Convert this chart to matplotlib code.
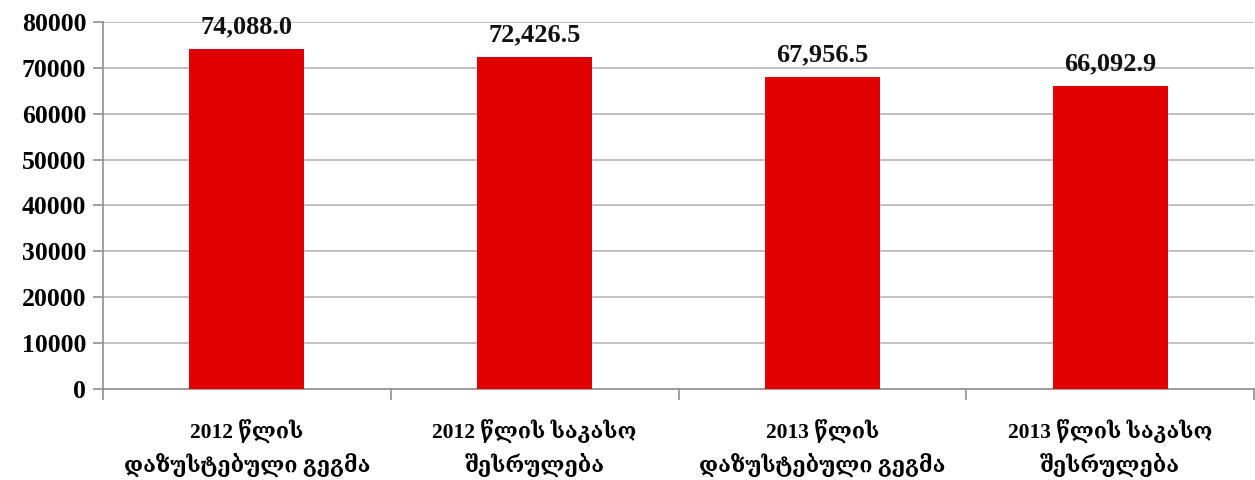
import matplotlib
matplotlib.use("Agg")
import matplotlib.pyplot as plt
import numpy as np

categories = ["2012 წლის\nდაზუსტებული გეგმა", "2012 წლის საკასო\nშესრულება",
              "2013 წლის\nდაზუსტებული გეგმა", "2013 წლის საკასო\nშესრულება"]
values = [74088.0, 72426.5, 67956.5, 66092.9]
yticks = [0, 10000, 20000, 30000, 40000, 50000, 60000, 70000, 80000]

fam = ["Liberation Serif", "DejaVu Serif"]
fig = plt.figure(figsize=(12.55, 4.8), dpi=100)
ax = fig.add_axes([103/1255, 1-389/480, 1-103/1255-1/1255, (389-22)/480])

x = np.arange(len(values))
ax.bar(x, values, width=0.40, color="#e00000", zorder=3)
for xi, v in zip(x, values):
    ax.text(xi, v + 2300, f"{v:,.1f}", ha="center", va="bottom",
            fontsize=19, family=fam, fontweight="semibold", color="#111111")

ax.set_xlim(-0.5, len(values) - 0.5)
ax.set_ylim(0, 80000)
ax.set_yticks(yticks)
ax.set_yticklabels([str(t) for t in yticks], family=fam, fontsize=18.5, fontweight="bold")
ax.yaxis.grid(True, color="#c0c0c0", linewidth=1.4, zorder=0)
ax.set_xticks(np.arange(-0.5, len(values)), minor=False)
ax.set_xticklabels([])
ax.set_xticks(x, minor=True)
ax.set_xticklabels(categories, minor=True, family=fam, fontsize=15.5, fontweight="bold",
                   linespacing=1.5)
ax.tick_params(axis="x", which="minor", length=0, pad=22)
ax.tick_params(axis="x", which="major", length=8, color="#909090", width=1.2)
ax.tick_params(axis="y", length=7, color="#909090", width=1.2, pad=5)
for s in ["top", "right"]:
    ax.spines[s].set_visible(False)
ax.spines["left"].set_color("#909090")
ax.spines["left"].set_linewidth(1.2)
ax.spines["bottom"].set_color("#909090")
ax.spines["bottom"].set_linewidth(1.2)

fig.savefig("out.png", dpi=100)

- - - -

PROBLEM REQUIREMENTS:
Restate exactly, please, only the lines between the start of the data and the line containing "1-389/480, 1-103/1255-1/1255, (389-22)/480])", both ends included, skipping the pictures.

CORRECT OUTPUT:
Convert this chart to matplotlib code.
import matplotlib
matplotlib.use("Agg")
import matplotlib.pyplot as plt
import numpy as np

categories = ["2012 წლის\nდაზუსტებული გეგმა", "2012 წლის საკასო\nშესრულება",
              "2013 წლის\nდაზუსტებული გეგმა", "2013 წლის საკასო\nშესრულება"]
values = [74088.0, 72426.5, 67956.5, 66092.9]
yticks = [0, 10000, 20000, 30000, 40000, 50000, 60000, 70000, 80000]

fam = ["Liberation Serif", "DejaVu Serif"]
fig = plt.figure(figsize=(12.55, 4.8), dpi=100)
ax = fig.add_axes([103/1255, 1-389/480, 1-103/1255-1/1255, (389-22)/480])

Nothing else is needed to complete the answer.